▶ [Problem details]: In your copy, repeat the records exactly and leave out the pictures.
-- -- --
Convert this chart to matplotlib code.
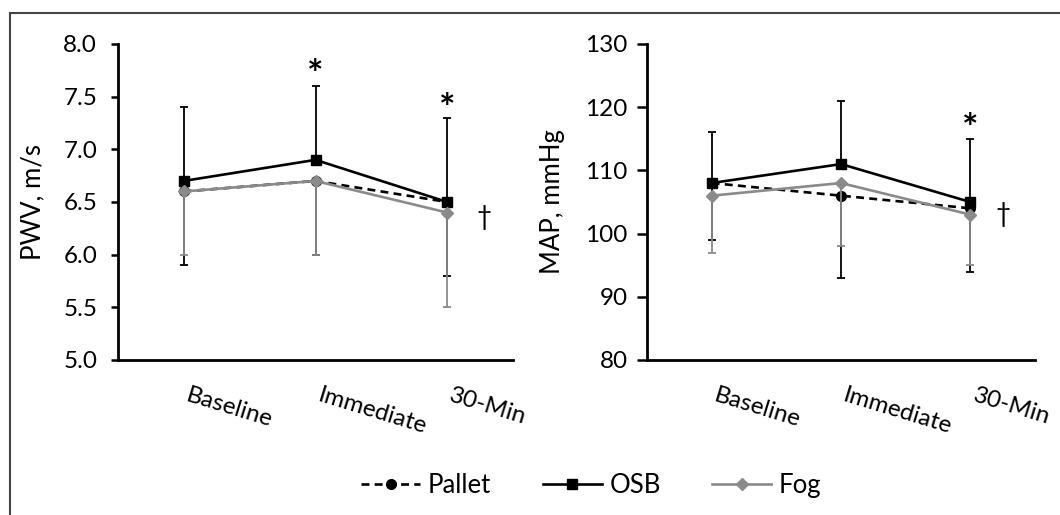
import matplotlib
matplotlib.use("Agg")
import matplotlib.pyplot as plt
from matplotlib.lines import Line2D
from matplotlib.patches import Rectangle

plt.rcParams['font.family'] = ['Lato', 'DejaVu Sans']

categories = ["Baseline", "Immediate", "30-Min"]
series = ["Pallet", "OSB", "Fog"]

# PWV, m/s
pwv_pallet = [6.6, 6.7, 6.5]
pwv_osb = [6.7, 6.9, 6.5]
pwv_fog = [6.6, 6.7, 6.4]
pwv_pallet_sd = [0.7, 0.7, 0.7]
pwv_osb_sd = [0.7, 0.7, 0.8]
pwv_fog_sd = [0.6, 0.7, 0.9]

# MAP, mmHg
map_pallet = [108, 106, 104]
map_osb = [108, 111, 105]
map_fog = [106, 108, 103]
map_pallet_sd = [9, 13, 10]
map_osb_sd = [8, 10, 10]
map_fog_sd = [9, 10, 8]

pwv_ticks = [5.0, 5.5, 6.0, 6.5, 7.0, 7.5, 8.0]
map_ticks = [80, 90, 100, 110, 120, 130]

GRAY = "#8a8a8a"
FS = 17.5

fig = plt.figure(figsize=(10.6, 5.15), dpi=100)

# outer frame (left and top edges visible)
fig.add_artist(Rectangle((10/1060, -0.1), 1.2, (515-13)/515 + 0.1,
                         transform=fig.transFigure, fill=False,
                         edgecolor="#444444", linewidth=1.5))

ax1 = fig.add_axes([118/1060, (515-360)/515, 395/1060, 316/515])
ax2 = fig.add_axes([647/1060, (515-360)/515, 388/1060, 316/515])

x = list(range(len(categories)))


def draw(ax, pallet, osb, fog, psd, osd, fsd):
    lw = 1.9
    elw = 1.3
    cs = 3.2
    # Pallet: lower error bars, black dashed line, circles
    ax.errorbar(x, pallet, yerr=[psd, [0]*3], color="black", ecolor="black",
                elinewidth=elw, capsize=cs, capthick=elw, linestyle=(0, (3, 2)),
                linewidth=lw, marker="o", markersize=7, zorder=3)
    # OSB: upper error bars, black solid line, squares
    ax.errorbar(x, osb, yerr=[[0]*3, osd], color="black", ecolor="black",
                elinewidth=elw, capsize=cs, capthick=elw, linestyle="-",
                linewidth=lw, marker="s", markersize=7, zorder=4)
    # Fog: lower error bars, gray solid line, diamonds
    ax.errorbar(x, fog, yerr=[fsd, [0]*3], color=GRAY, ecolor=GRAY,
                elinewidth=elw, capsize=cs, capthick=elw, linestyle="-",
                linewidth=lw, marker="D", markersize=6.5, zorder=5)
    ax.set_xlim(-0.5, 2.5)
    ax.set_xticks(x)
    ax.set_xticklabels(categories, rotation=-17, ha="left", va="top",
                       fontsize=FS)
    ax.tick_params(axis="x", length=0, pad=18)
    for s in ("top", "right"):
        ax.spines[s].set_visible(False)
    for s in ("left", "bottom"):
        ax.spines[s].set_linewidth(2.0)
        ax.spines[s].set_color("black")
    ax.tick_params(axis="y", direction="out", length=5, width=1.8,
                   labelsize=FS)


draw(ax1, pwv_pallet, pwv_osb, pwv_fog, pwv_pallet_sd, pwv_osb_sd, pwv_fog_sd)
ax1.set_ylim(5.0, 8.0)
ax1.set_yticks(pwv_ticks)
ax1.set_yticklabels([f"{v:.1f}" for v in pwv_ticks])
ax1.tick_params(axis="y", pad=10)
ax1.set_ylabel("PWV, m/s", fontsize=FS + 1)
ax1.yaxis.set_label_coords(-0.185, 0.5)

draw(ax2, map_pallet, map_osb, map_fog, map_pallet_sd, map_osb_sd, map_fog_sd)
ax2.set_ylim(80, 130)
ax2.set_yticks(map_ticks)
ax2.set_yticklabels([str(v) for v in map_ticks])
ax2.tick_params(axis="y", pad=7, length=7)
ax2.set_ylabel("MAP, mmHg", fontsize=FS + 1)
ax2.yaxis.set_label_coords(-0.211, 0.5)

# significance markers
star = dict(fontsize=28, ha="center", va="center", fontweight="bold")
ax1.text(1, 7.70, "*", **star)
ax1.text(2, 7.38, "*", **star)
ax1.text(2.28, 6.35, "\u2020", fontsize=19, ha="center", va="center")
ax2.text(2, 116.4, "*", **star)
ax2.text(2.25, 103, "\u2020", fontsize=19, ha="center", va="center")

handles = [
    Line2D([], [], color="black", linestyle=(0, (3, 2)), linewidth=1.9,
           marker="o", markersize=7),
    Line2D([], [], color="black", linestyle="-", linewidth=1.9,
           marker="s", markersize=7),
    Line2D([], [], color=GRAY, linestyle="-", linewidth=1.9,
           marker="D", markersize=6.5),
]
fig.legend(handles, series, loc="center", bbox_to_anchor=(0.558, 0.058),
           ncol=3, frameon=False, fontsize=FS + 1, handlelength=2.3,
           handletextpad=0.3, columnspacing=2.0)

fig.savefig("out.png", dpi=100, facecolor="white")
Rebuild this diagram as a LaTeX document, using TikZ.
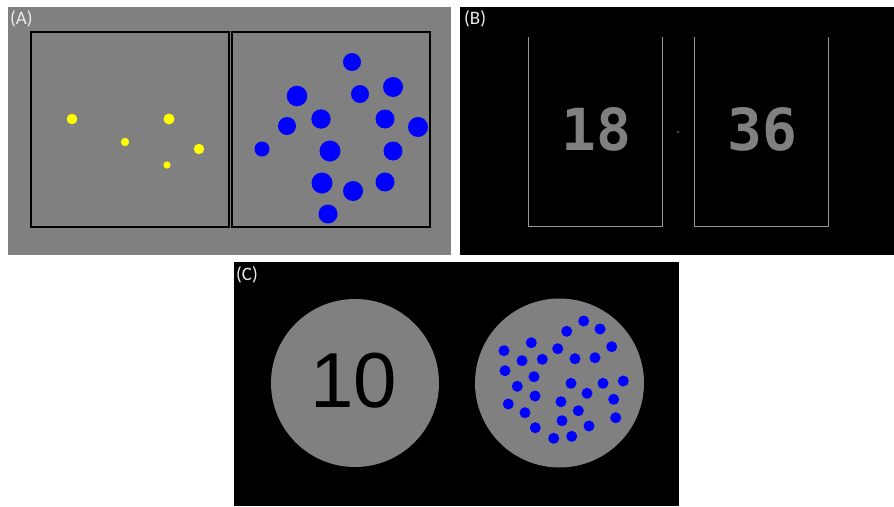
-- -- --
▶ [The answer]:
Convert this chart to matplotlib code.
import matplotlib
matplotlib.use("Agg")
import matplotlib.pyplot as plt
from matplotlib.lines import Line2D
from matplotlib.patches import Rectangle

plt.rcParams['font.family'] = ['Lato', 'DejaVu Sans']

categories = ["Baseline", "Immediate", "30-Min"]
series = ["Pallet", "OSB", "Fog"]

# PWV, m/s
pwv_pallet = [6.6, 6.7, 6.5]
pwv_osb = [6.7, 6.9, 6.5]
pwv_fog = [6.6, 6.7, 6.4]
pwv_pallet_sd = [0.7, 0.7, 0.7]
pwv_osb_sd = [0.7, 0.7, 0.8]
pwv_fog_sd = [0.6, 0.7, 0.9]

# MAP, mmHg
map_pallet = [108, 106, 104]
map_osb = [108, 111, 105]
map_fog = [106, 108, 103]
map_pallet_sd = [9, 13, 10]
map_osb_sd = [8, 10, 10]
map_fog_sd = [9, 10, 8]

pwv_ticks = [5.0, 5.5, 6.0, 6.5, 7.0, 7.5, 8.0]
map_ticks = [80, 90, 100, 110, 120, 130]

GRAY = "#8a8a8a"
FS = 17.5

fig = plt.figure(figsize=(10.6, 5.15), dpi=100)

# outer frame (left and top edges visible)
fig.add_artist(Rectangle((10/1060, -0.1), 1.2, (515-13)/515 + 0.1,
                         transform=fig.transFigure, fill=False,
                         edgecolor="#444444", linewidth=1.5))

ax1 = fig.add_axes([118/1060, (515-360)/515, 395/1060, 316/515])
ax2 = fig.add_axes([647/1060, (515-360)/515, 388/1060, 316/515])

x = list(range(len(categories)))


def draw(ax, pallet, osb, fog, psd, osd, fsd):
    lw = 1.9
    elw = 1.3
    cs = 3.2
    # Pallet: lower error bars, black dashed line, circles
    ax.errorbar(x, pallet, yerr=[psd, [0]*3], color="black", ecolor="black",
                elinewidth=elw, capsize=cs, capthick=elw, linestyle=(0, (3, 2)),
                linewidth=lw, marker="o", markersize=7, zorder=3)
    # OSB: upper error bars, black solid line, squares
    ax.errorbar(x, osb, yerr=[[0]*3, osd], color="black", ecolor="black",
                elinewidth=elw, capsize=cs, capthick=elw, linestyle="-",
                linewidth=lw, marker="s", markersize=7, zorder=4)
    # Fog: lower error bars, gray solid line, diamonds
    ax.errorbar(x, fog, yerr=[fsd, [0]*3], color=GRAY, ecolor=GRAY,
                elinewidth=elw, capsize=cs, capthick=elw, linestyle="-",
                linewidth=lw, marker="D", markersize=6.5, zorder=5)
    ax.set_xlim(-0.5, 2.5)
    ax.set_xticks(x)
    ax.set_xticklabels(categories, rotation=-17, ha="left", va="top",
                       fontsize=FS)
    ax.tick_params(axis="x", length=0, pad=18)
    for s in ("top", "right"):
        ax.spines[s].set_visible(False)
    for s in ("left", "bottom"):
        ax.spines[s].set_linewidth(2.0)
        ax.spines[s].set_color("black")
    ax.tick_params(axis="y", direction="out", length=5, width=1.8,
                   labelsize=FS)


draw(ax1, pwv_pallet, pwv_osb, pwv_fog, pwv_pallet_sd, pwv_osb_sd, pwv_fog_sd)
ax1.set_ylim(5.0, 8.0)
ax1.set_yticks(pwv_ticks)
ax1.set_yticklabels([f"{v:.1f}" for v in pwv_ticks])
ax1.tick_params(axis="y", pad=10)
ax1.set_ylabel("PWV, m/s", fontsize=FS + 1)
ax1.yaxis.set_label_coords(-0.185, 0.5)

draw(ax2, map_pallet, map_osb, map_fog, map_pallet_sd, map_osb_sd, map_fog_sd)
ax2.set_ylim(80, 130)
ax2.set_yticks(map_ticks)
ax2.set_yticklabels([str(v) for v in map_ticks])
ax2.tick_params(axis="y", pad=7, length=7)
ax2.set_ylabel("MAP, mmHg", fontsize=FS + 1)
ax2.yaxis.set_label_coords(-0.211, 0.5)

# significance markers
star = dict(fontsize=28, ha="center", va="center", fontweight="bold")
ax1.text(1, 7.70, "*", **star)
ax1.text(2, 7.38, "*", **star)
ax1.text(2.28, 6.35, "\u2020", fontsize=19, ha="center", va="center")
ax2.text(2, 116.4, "*", **star)
ax2.text(2.25, 103, "\u2020", fontsize=19, ha="center", va="center")

handles = [
    Line2D([], [], color="black", linestyle=(0, (3, 2)), linewidth=1.9,
           marker="o", markersize=7),
    Line2D([], [], color="black", linestyle="-", linewidth=1.9,
           marker="s", markersize=7),
    Line2D([], [], color=GRAY, linestyle="-", linewidth=1.9,
           marker="D", markersize=6.5),
]
fig.legend(handles, series, loc="center", bbox_to_anchor=(0.558, 0.058),
           ncol=3, frameon=False, fontsize=FS + 1, handlelength=2.3,
           handletextpad=0.3, columnspacing=2.0)

fig.savefig("out.png", dpi=100, facecolor="white")
Rebuild this diagram as a LaTeX document, using TikZ.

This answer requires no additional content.